Его руки потянулись к ящику письменного стола за сигаретами. Полгода он пытался бросить курить или, в крайнем случае, ограничиться одной сигаретой в день. Одну он уже выкурил с утра, отправляясь на работу, а теперь ему вновь ужасно захотелось курить.
Сантана настояла, чтобы они поехали в Лос–Анджелес на автобусе.
Круз, который не привык, чтобы его возили, чувствовал себя очень неуютно в большом салоне. Он сидел вместе с Брэндоном и смотрел в окно. Мальчика укачало, и он спал, положив голову ему на колени, изредка вздрагивая.
Круз следил за пейзажем, проплывающим за окном. Вот дорога вышла на самое побережье, и автобус летел вдоль кромки пляжа. Круз смотрел на людей и удивлялся, как он раньше мог не замечать чужого счастья.
Только он один, казалось, во всем мире был несчастен. Другие смеялись, могли радоваться, а он даже не мог выдавить из себя улыбку, так плохо у него было на душе. Круз попытался улыбнуться через силу, но не смог.

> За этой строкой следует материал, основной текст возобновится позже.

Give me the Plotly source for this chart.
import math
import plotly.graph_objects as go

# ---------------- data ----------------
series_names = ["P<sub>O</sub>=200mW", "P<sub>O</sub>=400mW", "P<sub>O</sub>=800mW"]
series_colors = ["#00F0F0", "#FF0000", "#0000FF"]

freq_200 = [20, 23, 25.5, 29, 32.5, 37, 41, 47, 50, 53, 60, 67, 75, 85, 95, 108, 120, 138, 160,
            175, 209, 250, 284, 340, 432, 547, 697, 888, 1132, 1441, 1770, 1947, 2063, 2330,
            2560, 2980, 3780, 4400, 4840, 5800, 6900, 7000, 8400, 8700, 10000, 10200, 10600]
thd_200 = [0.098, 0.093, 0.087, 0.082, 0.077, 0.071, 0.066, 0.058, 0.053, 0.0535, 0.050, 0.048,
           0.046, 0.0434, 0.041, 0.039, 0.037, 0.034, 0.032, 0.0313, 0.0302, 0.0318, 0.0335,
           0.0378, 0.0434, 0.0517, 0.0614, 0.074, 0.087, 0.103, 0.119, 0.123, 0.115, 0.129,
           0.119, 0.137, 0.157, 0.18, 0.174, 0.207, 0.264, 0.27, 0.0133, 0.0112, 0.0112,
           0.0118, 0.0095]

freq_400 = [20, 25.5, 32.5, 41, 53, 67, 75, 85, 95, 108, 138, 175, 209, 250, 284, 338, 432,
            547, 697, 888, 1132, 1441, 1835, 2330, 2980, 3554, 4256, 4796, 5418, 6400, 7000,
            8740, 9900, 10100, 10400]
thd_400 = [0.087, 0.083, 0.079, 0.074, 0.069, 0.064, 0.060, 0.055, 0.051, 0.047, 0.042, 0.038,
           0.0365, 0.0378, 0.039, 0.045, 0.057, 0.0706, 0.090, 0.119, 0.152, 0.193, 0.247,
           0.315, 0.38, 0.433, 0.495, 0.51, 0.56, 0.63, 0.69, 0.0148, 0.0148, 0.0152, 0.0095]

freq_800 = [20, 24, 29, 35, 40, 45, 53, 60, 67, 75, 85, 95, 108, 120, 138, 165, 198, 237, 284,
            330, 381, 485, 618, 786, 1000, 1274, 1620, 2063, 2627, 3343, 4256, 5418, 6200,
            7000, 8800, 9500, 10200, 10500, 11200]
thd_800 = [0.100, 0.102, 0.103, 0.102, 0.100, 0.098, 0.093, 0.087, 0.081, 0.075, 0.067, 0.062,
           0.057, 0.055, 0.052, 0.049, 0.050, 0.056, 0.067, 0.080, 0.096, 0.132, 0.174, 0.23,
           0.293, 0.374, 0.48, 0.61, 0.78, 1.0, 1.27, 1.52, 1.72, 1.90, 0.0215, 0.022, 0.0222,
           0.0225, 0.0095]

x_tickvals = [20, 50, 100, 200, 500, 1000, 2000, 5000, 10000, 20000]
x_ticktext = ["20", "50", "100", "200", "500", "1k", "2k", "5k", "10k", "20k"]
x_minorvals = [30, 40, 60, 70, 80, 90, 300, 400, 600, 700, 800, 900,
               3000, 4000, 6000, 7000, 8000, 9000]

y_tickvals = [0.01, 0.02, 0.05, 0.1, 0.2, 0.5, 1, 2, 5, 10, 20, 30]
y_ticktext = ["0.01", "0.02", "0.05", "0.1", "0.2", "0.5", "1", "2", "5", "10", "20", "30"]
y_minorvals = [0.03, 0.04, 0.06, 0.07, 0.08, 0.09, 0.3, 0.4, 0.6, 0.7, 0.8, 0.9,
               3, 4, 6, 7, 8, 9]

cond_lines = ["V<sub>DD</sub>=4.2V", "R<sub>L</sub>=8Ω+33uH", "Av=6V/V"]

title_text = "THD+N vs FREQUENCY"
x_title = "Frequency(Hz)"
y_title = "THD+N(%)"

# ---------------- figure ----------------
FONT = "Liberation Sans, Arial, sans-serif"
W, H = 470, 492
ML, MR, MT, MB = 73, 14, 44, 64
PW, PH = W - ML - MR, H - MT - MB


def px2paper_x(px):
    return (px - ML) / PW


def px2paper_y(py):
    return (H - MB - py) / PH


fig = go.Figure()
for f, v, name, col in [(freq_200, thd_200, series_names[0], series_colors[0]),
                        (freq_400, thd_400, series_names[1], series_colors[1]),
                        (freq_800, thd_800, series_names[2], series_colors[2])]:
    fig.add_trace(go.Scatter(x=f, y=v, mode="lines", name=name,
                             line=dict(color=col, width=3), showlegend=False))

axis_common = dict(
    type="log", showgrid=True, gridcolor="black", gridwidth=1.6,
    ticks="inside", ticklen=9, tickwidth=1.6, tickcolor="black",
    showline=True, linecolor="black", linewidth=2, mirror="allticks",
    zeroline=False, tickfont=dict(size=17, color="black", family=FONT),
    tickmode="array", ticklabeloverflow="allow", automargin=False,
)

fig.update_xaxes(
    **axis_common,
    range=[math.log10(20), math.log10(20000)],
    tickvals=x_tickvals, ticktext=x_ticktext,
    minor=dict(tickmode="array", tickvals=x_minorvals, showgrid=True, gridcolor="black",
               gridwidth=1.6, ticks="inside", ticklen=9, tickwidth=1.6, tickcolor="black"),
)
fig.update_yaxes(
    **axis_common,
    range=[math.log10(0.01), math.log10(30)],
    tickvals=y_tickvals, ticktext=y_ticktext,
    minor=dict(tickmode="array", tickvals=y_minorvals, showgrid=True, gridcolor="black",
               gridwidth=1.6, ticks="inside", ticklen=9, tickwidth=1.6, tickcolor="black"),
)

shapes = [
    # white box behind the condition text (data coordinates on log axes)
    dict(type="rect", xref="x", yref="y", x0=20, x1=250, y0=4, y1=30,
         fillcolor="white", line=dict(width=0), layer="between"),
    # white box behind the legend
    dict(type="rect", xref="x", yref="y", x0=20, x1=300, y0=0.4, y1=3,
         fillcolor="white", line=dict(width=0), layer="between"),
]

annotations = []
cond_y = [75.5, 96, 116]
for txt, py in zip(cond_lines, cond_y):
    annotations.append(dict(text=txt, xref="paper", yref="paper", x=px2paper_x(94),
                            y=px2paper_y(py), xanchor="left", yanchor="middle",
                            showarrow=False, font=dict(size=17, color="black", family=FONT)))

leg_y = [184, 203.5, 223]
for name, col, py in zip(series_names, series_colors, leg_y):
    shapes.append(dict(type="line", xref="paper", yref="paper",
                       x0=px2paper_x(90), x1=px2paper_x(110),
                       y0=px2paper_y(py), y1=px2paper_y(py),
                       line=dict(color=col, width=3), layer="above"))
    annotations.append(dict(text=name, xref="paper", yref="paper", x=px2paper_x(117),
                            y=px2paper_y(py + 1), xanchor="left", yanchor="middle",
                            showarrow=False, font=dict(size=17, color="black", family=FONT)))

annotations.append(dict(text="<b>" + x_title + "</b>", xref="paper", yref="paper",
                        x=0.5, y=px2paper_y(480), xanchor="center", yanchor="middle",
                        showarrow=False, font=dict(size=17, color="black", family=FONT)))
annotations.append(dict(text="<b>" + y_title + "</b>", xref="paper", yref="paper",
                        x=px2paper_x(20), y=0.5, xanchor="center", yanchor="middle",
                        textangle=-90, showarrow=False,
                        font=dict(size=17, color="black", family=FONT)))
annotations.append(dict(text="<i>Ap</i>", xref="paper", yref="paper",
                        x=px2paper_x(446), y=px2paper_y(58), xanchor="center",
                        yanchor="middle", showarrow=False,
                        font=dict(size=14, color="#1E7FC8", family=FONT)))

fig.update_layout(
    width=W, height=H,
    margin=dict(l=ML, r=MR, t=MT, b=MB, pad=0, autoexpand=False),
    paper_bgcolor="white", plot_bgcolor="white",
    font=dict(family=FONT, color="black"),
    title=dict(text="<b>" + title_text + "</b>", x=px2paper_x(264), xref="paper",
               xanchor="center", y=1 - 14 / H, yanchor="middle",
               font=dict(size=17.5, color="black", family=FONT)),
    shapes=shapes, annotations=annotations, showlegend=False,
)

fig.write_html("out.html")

Его лицо словно бы окаменело и Круз не мог заставить себя изменить горестное выражение, застывшее на его губах.
Сантана, сидевшая через проход от них, понимала, что творится на душе у мужа. Но и самой ей было не слаще. Она перегнулась через поручень и погладила сына по плечу. Тот, словно почувствовав, что мать заботится о нем, перестал вздрагивать и уткнулся носом в руки Круза.
Тот ощутил его горячее дыхание и от этого ему стало еще хуже.
Любовь и нежность к сыну Сантаны поднялись из глубин сознания Круза Кастильо. Никогда раньше он не подумал бы даже, что способен на такое глубокое чувство.
В Лос–Анджелесе в центре ребенка лишь только Круз и Сантана объяснили, в чем дело, их сразу же направили к доктору Денисону. Он уже поджидал их.
Выслушав мать и уточнив некоторые детали, он подошел к Брэндону, присел возле него на корточки так, чтобы их лица оказались на одном уровне. Ребенок внимательно смотрел на лицо врача, ожидая от него помощи.
— Дружок, — обратился доктор Денисон к Брэндону.